- Theatrical release poster
- Directed by: James Clavell
- Written by: James Clavell
- Produced by: James Clavell
- Starring: Dolores Michaels Patricia Owens Neville Brand Ken Scott Nobu McCarthy Benson Fong
- Cinematography: Sam Leavitt
- Edited by: Harry W. Gerstad
- Music by: Paul Dunlap
- Production company: Associated Producers International
- Distributed by: 20th Century-Fox
- Release date: September 23, 1959;
- Running time: 98 minutes
- Country: United States
- Language: English
- Budget: $300,000 approx

= Five Gates to Hell =

Five Gates to Hell is a 1959 American adventure film written and directed by James Clavell in CinemaScope. The film stars Dolores Michaels, Patricia Owens, Neville Brand, Ken Scott, Nobu McCarthy and Benson Fong. It was Clavell's directorial debut.

The film was released on September 23, 1959, by 20th Century-Fox.

==Plot==

Several nurses including Athena Roberts, Joy Brooks and a Catholic nun, Sister Marie, and a surgeon, Dr. Richter, are taken captive in Indochina by a band of marauders led by Chen Pamok. He leads them to a jungle fortress guarded by five gates and heavily armed men and demands Dr. Richter treat the gravely ill Gung Sa, a warlord.

Chen becomes infatuated with Athena and, after she resists, she is raped. Richter diagnoses a malignant brain tumor and is told that, if his surgery does not save Gung Sa, he and the other prisoners will be put to death. When the patient survives, Richter is told the women will be kept as sex slaves but, as a reward, the doctor may choose one woman as his own.

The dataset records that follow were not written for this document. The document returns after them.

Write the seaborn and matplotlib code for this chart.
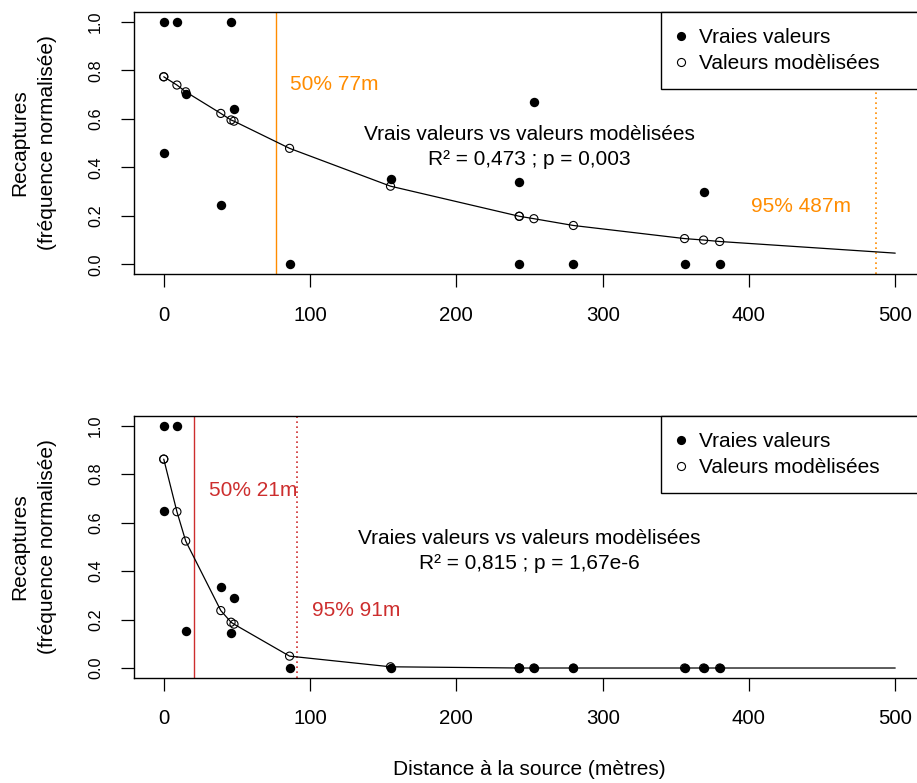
import matplotlib
matplotlib.use('Agg')
import matplotlib.pyplot as plt
from matplotlib.lines import Line2D
import pandas as pd
import seaborn as sns

# distances (m) of the trap points, same for both panels
DIST = [0, 0, 9, 15, 39, 46, 48, 86, 155, 243, 243, 253, 280, 356, 369, 380]

# top panel
TRUE_1 = [1.0, 0.46, 1.0, 0.70, 0.245, 1.0, 0.64, 0.0, 0.35, 0.34, 0.0,
          0.667, 0.0, 0.0, 0.30, 0.0]
MODEL_1 = [0.773, 0.773, 0.739, 0.711, 0.622, 0.595, 0.590, 0.478, 0.322,
           0.198, 0.198, 0.188, 0.160, 0.106, 0.100, 0.094]
# bottom panel
TRUE_2 = [1.0, 0.65, 1.0, 0.152, 0.333, 0.143, 0.288, 0.0, 0.0, 0.0, 0.0,
          0.0, 0.0, 0.0, 0.0, 0.0]
MODEL_2 = [0.862, 0.862, 0.645, 0.524, 0.237, 0.189, 0.181, 0.049, 0.005,
           0.0, 0.0, 0.0, 0.0, 0.0, 0.0, 0.0]

# end of the fitted curve
CURVE_END_X = 500
CURVE_END = [0.046, 0.0]

CUT50 = [77, 21]
CUT95 = [487, 91]
R2 = ['0,473', '0,815']
PVAL = ['0,003', '1,67e-6']
TITLES = ['Vrais valeurs vs valeurs modèlisées',
          'Vraies valeurs vs valeurs modèlisées']
COLOURS = ['#FF8C00', '#CD2E2E']

# label positions (data coords) for the 50% / 95% texts
LAB50_XY = [(116.7, 0.74), (60.8, 0.733)]
LAB95_XY = [(435.4, 0.24), (131.7, 0.237)]

FS = 15

sns.set_style('ticks')
plt.rcParams['font.family'] = ['Liberation Sans', 'DejaVu Sans']
for key in ['text.color', 'axes.labelcolor', 'xtick.color', 'ytick.color',
            'xtick.labelcolor', 'ytick.labelcolor']:
    plt.rcParams[key] = 'black'

fig = plt.figure(figsize=(9.17, 7.83), dpi=100)
ax_top = fig.add_axes([0.14667, 0.65006, 0.86150, 0.33461])
ax_bot = fig.add_axes([0.14667, 0.13448, 0.86150, 0.33423])

panels = [(ax_top, TRUE_1, MODEL_1), (ax_bot, TRUE_2, MODEL_2)]

for n, (ax, true_v, model_v) in enumerate(panels):
    df = pd.DataFrame({'dist': DIST, 'true': true_v, 'model': model_v})
    curve = pd.DataFrame({'dist': DIST + [CURVE_END_X],
                          'model': model_v + [CURVE_END[n]]})

    sns.lineplot(data=curve, x='dist', y='model', estimator=None,
                 color='black', lw=0.9, ax=ax, zorder=2)
    sns.scatterplot(data=df, x='dist', y='model', marker='o', s=34,
                    facecolor='none', edgecolor='black', linewidth=0.8,
                    ax=ax, zorder=3)
    sns.scatterplot(data=df, x='dist', y='true', marker='o', s=46,
                    color='black', linewidth=0, ax=ax, zorder=4)

    ax.axvline(CUT50[n], color=COLOURS[n], lw=1.0, zorder=1)
    ax.axvline(CUT95[n], color=COLOURS[n], lw=1.2, ls=(0, (1, 2)), zorder=1)
    ax.text(*LAB50_XY[n], f'50% {CUT50[n]}m', color=COLOURS[n],
            fontsize=FS, ha='center', va='center')
    ax.text(*LAB95_XY[n], f'95% {CUT95[n]}m', color=COLOURS[n],
            fontsize=FS, ha='center', va='center')
    ax.text(250, 0.483, f'{TITLES[n]}\nR² = {R2[n]} ; p = {PVAL[n]}',
            fontsize=FS, ha='center', va='center', linespacing=1.38,
            color='black')

    ax.set_xlim(-20, 520)
    ax.set_ylim(-0.04, 1.04)
    ax.set_xticks(range(0, 501, 100))
    ax.set_xticklabels([str(v) for v in range(0, 501, 100)], fontsize=14.7)
    yt = [0.0, 0.2, 0.4, 0.6, 0.8, 1.0]
    ax.set_yticks(yt)
    ax.set_yticklabels([f'{v:.1f}' for v in yt], rotation=90, va='center',
                       fontsize=11.7)
    ax.tick_params(direction='out', length=9.2, width=0.9, pad=13.5,
                   color='black', labelcolor='black')
    for sp in ax.spines.values():
        sp.set_visible(True)
        sp.set_color('black')
        sp.set_linewidth(1.0)

    ax.set_ylabel('Recaptures\n(fréquence normalisée)', fontsize=FS,
                  linespacing=1.58, color='black')
    ax.yaxis.set_label_coords(-0.098, 0.5)
    ax.set_xlabel('')

    handles = [Line2D([], [], marker='o', ls='', color='black',
                      markersize=6.6, markeredgewidth=0),
               Line2D([], [], marker='o', ls='', markerfacecolor='none',
                      markeredgecolor='black', markersize=5.8,
                      markeredgewidth=0.8)]
    leg = ax.legend(handles, ['Vraies valeurs', 'Valeurs modèlisées'],
                    loc='upper left', bbox_to_anchor=(0.666, 1.0, 0.334, 0),
                    mode='expand', borderaxespad=0, frameon=True,
                    fancybox=False, edgecolor='black', framealpha=1,
                    fontsize=FS, borderpad=0.78, labelspacing=0.32,
                    handlelength=0.39, handletextpad=0.69)
    leg.get_frame().set_linewidth(1.0)
    for t in leg.get_texts():
        t.set_color('black')

ax_bot.set_xlabel('Distance à la source (mètres)', fontsize=FS,
                  color='black')
ax_bot.xaxis.set_label_coords(0.5, -0.3145)

fig.savefig('out.png', dpi=100)
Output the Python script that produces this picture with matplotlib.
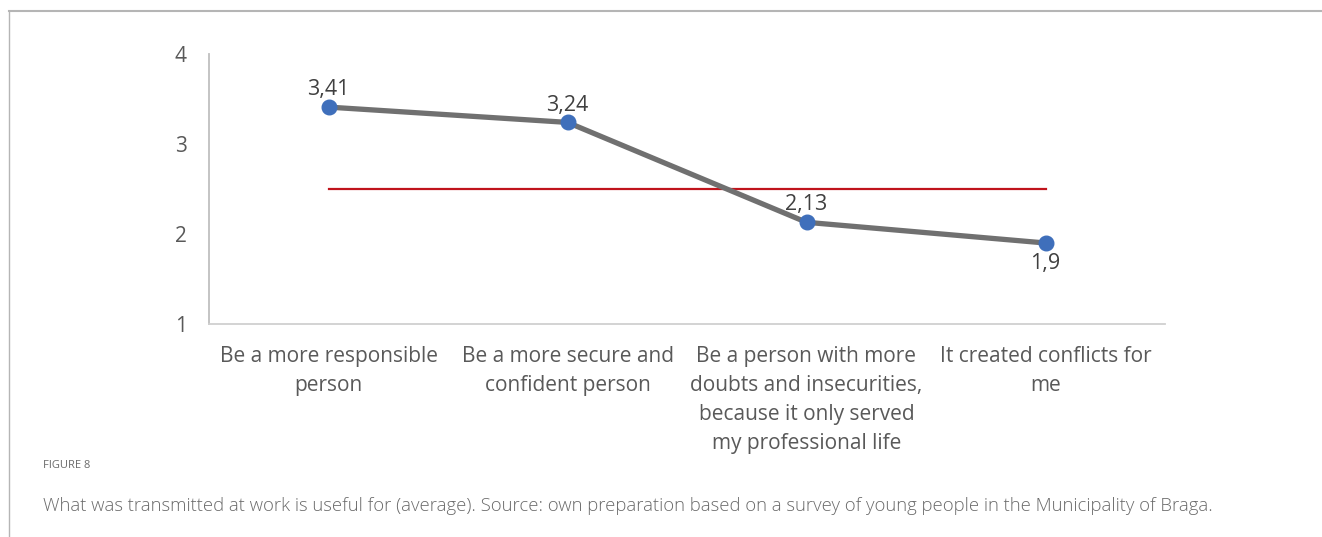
import matplotlib
matplotlib.use("Agg")
import matplotlib.pyplot as plt
from matplotlib.lines import Line2D

categories = [
    "Be a more responsible\nperson",
    "Be a more secure and\nconfident person",
    "Be a person with more\ndoubts and insecurities,\nbecause it only served\nmy professional life",
    "It created conflicts for\nme",
]
averages = [3.41, 3.24, 2.13, 1.9]
value_labels = ["3,41", "3,24", "2,13", "1,9"]
label_above = [True, True, True, False]
reference_level = 2.5
y_ticks = [1, 2, 3, 4]

plt.rcParams["font.family"] = ["Open Sans", "DejaVu Sans"]
text_color = "#595959"

fig = plt.figure(figsize=(13.22, 5.37), dpi=100)
ax = fig.add_axes([209 / 1322, 1 - 324 / 537, 956 / 1322, 270 / 537])

x = list(range(len(categories)))
ax.plot([x[0], x[-1]], [reference_level, reference_level], color="#c0141c", lw=1.6, zorder=2)
ax.plot(x, averages, color="#707070", lw=3.8, solid_capstyle="round", zorder=3)
ax.plot(x, averages, "o", color="#3f6fbb", ms=10.5, zorder=4)

for xi, v, lab, above in zip(x, averages, value_labels, label_above):
    ax.annotate(lab, (xi, v), xytext=(0, 12.5 if above else -15), textcoords="offset points",
                ha="center", va="center", fontsize=15.5, color="#404040")

ax.set_xlim(-0.5, len(categories) - 0.5)
ax.set_ylim(1, 4)
ax.set_yticks(y_ticks)
ax.set_yticklabels([str(t) for t in y_ticks], fontsize=15, color=text_color)
ax.set_xticks(x)
ax.set_xticklabels(categories, fontsize=15, color=text_color, linespacing=1.5)
ax.tick_params(axis="y", length=0, pad=16)
ax.tick_params(axis="x", length=0, pad=16)

for side in ("top", "right"):
    ax.spines[side].set_visible(False)
ax.spines["left"].set_color("#bfbfbf")
ax.spines["bottom"].set_color("#d0d0d0")
ax.spines["left"].set_linewidth(1.3)
ax.spines["bottom"].set_linewidth(1.3)

# page frame lines
fig.add_artist(Line2D([9 / 1322, 1.0], [1 - 11 / 537, 1 - 11 / 537], color="#b5b5b5", lw=1.5,
                      transform=fig.transFigure))
fig.add_artist(Line2D([9 / 1322, 9 / 1322], [0.0, 1 - 11 / 537], color="#b5b5b5", lw=1.0,
                      transform=fig.transFigure))

fig.text(43 / 1322, 1 - 466 / 537, "FIGURE 8", fontsize=8, color="#6a6a6a", va="center", ha="left")
fig.text(43 / 1322, 1 - 506 / 537,
         "What was transmitted at work is useful for (average). Source: own preparation based on a survey of young people in the Municipality of Braga.",
         fontsize=13.3, color="#6a6a6a", va="center", ha="left", fontweight="light")

fig.savefig("out.png", dpi=100)
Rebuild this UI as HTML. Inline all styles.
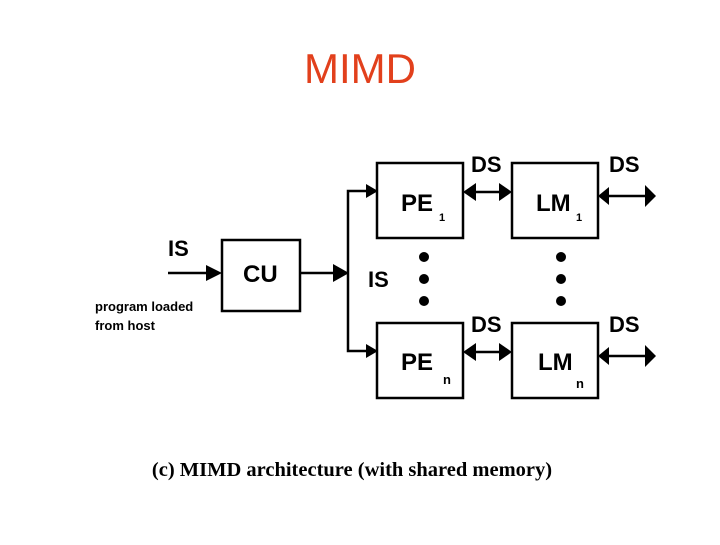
<!DOCTYPE html>
<html><head><style>
body{margin:0;width:720px;height:540px;background:#fff;overflow:hidden}
</style></head><body>
<svg width="720" height="540" xmlns="http://www.w3.org/2000/svg">
<text x="360" y="83" text-anchor="middle" font-family="Liberation Sans, sans-serif" font-size="42" fill="#e2401c">MIMD</text>
<g fill="none" stroke="#000" stroke-width="2.5">
<rect x="222" y="240" width="78" height="71"/>
<rect x="377" y="163" width="86" height="75"/>
<rect x="512" y="163" width="86" height="75"/>
<rect x="377" y="323" width="86" height="75"/>
<rect x="512" y="323" width="86" height="75"/>
<line x1="168" y1="273" x2="215" y2="273"/>
<line x1="300" y1="273" x2="340" y2="273"/>
<polyline points="370,191 348,191 348,351 370,351"/>
<line x1="470" y1="192" x2="505" y2="192"/>
<line x1="470" y1="352" x2="505" y2="352"/>
<line x1="605" y1="196" x2="648" y2="196"/>
<line x1="605" y1="356" x2="648" y2="356"/>
</g>
<g fill="#000">
<polygon points="206,265 222,273 206,281"/>
<polygon points="333,264 349,273 333,282"/>
<polygon points="366,184 378,191 366,198"/>
<polygon points="366,344 378,351 366,358"/>
<polygon points="463,192 476,183 476,201"/><polygon points="512,192 499,183 499,201"/>
<polygon points="463,352 476,343 476,361"/><polygon points="512,352 499,343 499,361"/>
<polygon points="598,196 609,187 609,205"/><polygon points="656,196 645,185 645,207"/>
<polygon points="598,356 609,347 609,365"/><polygon points="656,356 645,345 645,367"/>
<circle cx="424" cy="257" r="5"/><circle cx="424" cy="279" r="5"/><circle cx="424" cy="301" r="5"/>
<circle cx="561" cy="257" r="5"/><circle cx="561" cy="279" r="5"/><circle cx="561" cy="301" r="5"/>
</g>
<g font-family="Liberation Sans, sans-serif" font-weight="bold" fill="#000">
<text x="168" y="256" font-size="22">IS</text>
<text x="243" y="282" font-size="24">CU</text>
<text x="368" y="287" font-size="22">IS</text>
<text x="401" y="211" font-size="24">PE</text><text x="439" y="221" font-size="11">1</text>
<text x="536" y="211" font-size="24">LM</text><text x="576" y="221" font-size="11">1</text>
<text x="401" y="370" font-size="24">PE</text><text x="443" y="384" font-size="13">n</text>
<text x="538" y="370" font-size="24">LM</text><text x="576" y="388" font-size="13">n</text>
<text x="471" y="172" font-size="22">DS</text>
<text x="609" y="172" font-size="22">DS</text>
<text x="471" y="332" font-size="22">DS</text>
<text x="609" y="332" font-size="22">DS</text>
<text x="95" y="311" font-size="13">program loaded</text>
<text x="95" y="330" font-size="13">from host</text>
</g>
<text x="352" y="476" text-anchor="middle" font-family="Liberation Serif, serif" font-weight="bold" font-size="20.5">(c) MIMD architecture (with shared memory)</text>
</svg>
</body></html>
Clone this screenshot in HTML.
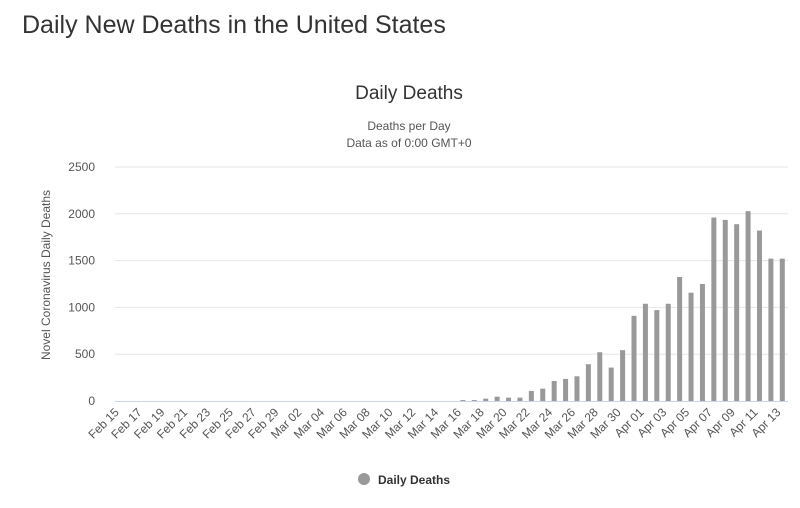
<!DOCTYPE html>
<html><head><meta charset="utf-8"><style>
body{margin:0;background:#fff;font-family:"Liberation Sans",sans-serif;}
#wrap{position:relative;width:800px;height:508px;overflow:hidden}
h1{position:absolute;left:22px;top:11px;margin:0;font-weight:normal;font-size:25px;color:#333}
</style></head><body><div id="wrap">
<h1>Daily New Deaths in the United States</h1>
<svg id="chart" width="800" height="508" style="position:absolute;left:0;top:0"></svg>
</div>
<script>
const categories=[];
const months=[["Feb",15,29],["Mar",1,31],["Apr",1,13]];
for(const [m,a,b] of months)for(let d=a;d<=b;d++)categories.push(m+" "+String(d).padStart(2,"0"));
const deaths=[0,0,0,0,0,0,0,0,0,0,0,0,0,0,0,0,0,0,0,0,0,0,0,0,0,0,0,0,0,0,10,10,25,46,36,36,107,132,214,236,264,393,521,357,543,910,1039,971,1039,1325,1157,1250,1960,1935,1889,2028,1821,1521,1521];
const yTicks=[0,500,1000,1500,2000,2500];
const NS="http://www.w3.org/2000/svg";
const svg=document.getElementById("chart");
const x0=115,pw=673,y0=401,ph=234,ymax=2500;
const bw=pw/categories.length;
const y=v=>y0-v/ymax*ph;
const x=i=>x0+(i+0.5)*bw;
function mk(t,a,txt){const e=document.createElementNS(NS,t);for(const k in a)e.setAttribute(k,a[k]);if(txt!=null)e.textContent=txt;svg.appendChild(e);return e;}
let e;
e=mk("text",{x:409,y:99,"text-anchor":"middle","font-size":19,fill:"#333"},"Daily Deaths");


e=mk("text",{x:409,y:130,"text-anchor":"middle","font-size":12,fill:"#555"},"Deaths per Day");


e=mk("text",{x:409,y:147,"text-anchor":"middle","font-size":12,fill:"#555"},"Data as of 0:00 GMT+0");


yTicks.forEach(t=>{
 if(t>0){e=mk("line",{x1:x0,x2:x0+pw,y1:y(t),y2:y(t),stroke:"#e6e6e6"});
 
 }
 e=mk("text",{x:95,y:y(t)+4,"text-anchor":"end","font-size":12,fill:"#555"},t);
 
 
});
e=mk("text",{transform:"translate(50,275) rotate(-90)","text-anchor":"middle","font-size":12,fill:"#555"},"Novel Coronavirus Daily Deaths");


deaths.forEach((v,i)=>{
 e=mk("rect",{x:x(i)-2.5,y:y(v),width:5,height:Math.max(0,y0-y(v)),fill:"#999"});
 
 
});
e=mk("line",{x1:x0,x2:x0+pw,y1:y0+0.5,y2:y0+0.5,stroke:"#ccd6eb"});


categories.forEach((c,i)=>{if(i%2)return;
 e=mk("text",{transform:`translate(${x(i)-1},${y0+12}) rotate(-45)`,"text-anchor":"end","font-size":12,fill:"#555"},c);
 
 
});
e=mk("circle",{cx:364,cy:479,r:6,fill:"#999"});


e=mk("text",{x:378,y:484,"font-size":12,"font-weight":"bold",fill:"#333"},"Daily Deaths");


</script></body></html>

Although he is in love with Athena, he chooses Sister Marie, to spare her virtue.

Athena uses her wiles to lead a revolt, mowing down guerrillas with machine guns and leading an escape into the wild, Richter sacrificing his own life to help save theirs. Chen's men pursue and many from both sides are killed. Sister Marie, appreciating how protective the others have been of her, ultimately picks up a weapon to fight back. Athena is able to shoot Chen, who dies pledging his love for her.

== Cast ==
- Dolores Michaels as Athena Roberts
- Patricia Owens as Joy Brooks
- Neville Brand as Chen Pamok
- Ken Scott as Dr. John Richter
- Nobu McCarthy as Chioko
- Benson Fong as Gung Sa
- Nancy Kulp as Susette
- John Morley as Dr. Jacques Minelle
- Gerry Gaylor as Greta
- Shirley Knight as Sister Marie
- Greta Chi as Yoette
- Linda Wong as Ming Cha
- Irish McCalla as Sister Magdalena

==Production==
The film was made by the production company of Robert L. Lippert who produced low budget films for distribution by 20th Century-Fox. Lippert wanted to make a modern-day war film set in Asia. Clavell had just written the very successful The Fly (1958) for Lippert was hired to write the script. Lippert was struggling to find a director and Harry Spalding, who was Lippert's story editor, suggested Clavell. Lippert had enjoyed success with first time directors before, such as Sam Fuller, and agreed. Spalding said Clavell's first draft "was practically perfect".

Irish McCalla was originally announced for the female lead. The role went to Gerri Gaylor.

The original title was Black Dragon, White Huntress. Filming started 22 June 1959.

==Reception==
Robert L. Lippert described the film as a "sleeper".